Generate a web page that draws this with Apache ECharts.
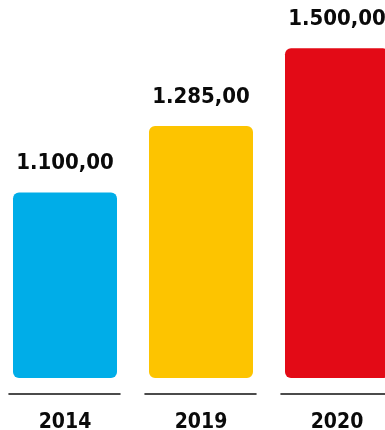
<!DOCTYPE html>
<html><head><meta charset="utf-8">
<script src="https://cdn.jsdelivr.net/npm/echarts@6/dist/echarts.min.js"></script>
<style>html,body{margin:0;padding:0;background:#fff;overflow:hidden;width:385px;height:430px}</style>
</head><body><div id="c" style="width:385px;height:430px"></div>
<script>
const categories = ['2014', '2019', '2020'];
const values = [1100, 1285, 1500];
const barColors = ['#00ADE8', '#FDC400', '#E30A16'];
const FONT = "'DejaVu Sans Condensed', 'Open Sans', sans-serif";

function fmtDE(v) {
  const parts = v.toFixed(2).split('.');
  const intPart = parts[0].replace(/\B(?=(\d{3})+(?!\d))/g, '.');
  return intPart + ',' + parts[1];
}

const chart = echarts.init(document.getElementById('c'), null, { renderer: 'canvas' });
chart.setOption({
  animation: false,
  backgroundColor: '#fff',
  grid: { left: -3, right: -20, top: 0, bottom: 52, containLabel: false, outerBoundsMode: 'none' },
  xAxis: {
    type: 'category',
    data: categories,
    offset: 16,
    axisLine: { show: true, lineStyle: { color: '#111', width: 1.6, type: [111, 25], dashOffset: 124 } },
    axisTick: { show: false },
    axisLabel: { fontSize: 21, fontWeight: 'bold', color: '#0a0a0a', margin: 18, fontFamily: FONT }
  },
  yAxis: { type: 'value', min: 586, max: 1634, startValue: 586, show: false, splitLine: { show: false } },
  series: [{
    type: 'bar',
    data: values.map((v, i) => ({ value: v, itemStyle: { color: barColors[i] } })),
    barWidth: 104,
    itemStyle: { borderRadius: 6 },
    label: {
      show: true, position: 'top', distance: 18,
      formatter: p => fmtDE(p.value),
      fontSize: 22, fontWeight: 'bold', color: '#0a0a0a', fontFamily: FONT
    }
  }]
});
</script></body></html>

◆ ◆ ◆ ◆ ◆ ◆ ◆

### What is expected
Your copy of the data should match it exactly, except that pictures are left out.

### Result of this task
Generate a web page that draws this with Apache ECharts.
<!DOCTYPE html>
<html><head><meta charset="utf-8">
<script src="https://cdn.jsdelivr.net/npm/echarts@6/dist/echarts.min.js"></script>
<style>html,body{margin:0;padding:0;background:#fff;overflow:hidden;width:385px;height:430px}</style>
</head><body><div id="c" style="width:385px;height:430px"></div>
<script>
const categories = ['2014', '2019', '2020'];
const values = [1100, 1285, 1500];
const barColors = ['#00ADE8', '#FDC400', '#E30A16'];
const FONT = "'DejaVu Sans Condensed', 'Open Sans', sans-serif";

function fmtDE(v) {
  const parts = v.toFixed(2).split('.');
  const intPart = parts[0].replace(/\B(?=(\d{3})+(?!\d))/g, '.');
  return intPart + ',' + parts[1];
}

const chart = echarts.init(document.getElementById('c'), null, { renderer: 'canvas' });
chart.setOption({
  animation: false,
  backgroundColor: '#fff',
  grid: { left: -3, right: -20, top: 0, bottom: 52, containLabel: false, outerBoundsMode: 'none' },
  xAxis: {
    type: 'category',
    data: categories,
    offset: 16,
    axisLine: { show: true, lineStyle: { color: '#111', width: 1.6, type: [111, 25], dashOffset: 124 } },
    axisTick: { show: false },
    axisLabel: { fontSize: 21, fontWeight: 'bold', color: '#0a0a0a', margin: 18, fontFamily: FONT }
  },
  yAxis: { type: 'value', min: 586, max: 1634, startValue: 586, show: false, splitLine: { show: false } },
  series: [{
    type: 'bar',
    data: values.map((v, i) => ({ value: v, itemStyle: { color: barColors[i] } })),
    barWidth: 104,
    itemStyle: { borderRadius: 6 },
    label: {
      show: true, position: 'top', distance: 18,
      formatter: p => fmtDE(p.value),
      fontSize: 22, fontWeight: 'bold', color: '#0a0a0a', fontFamily: FONT
    }
  }]
});
</script></body></html>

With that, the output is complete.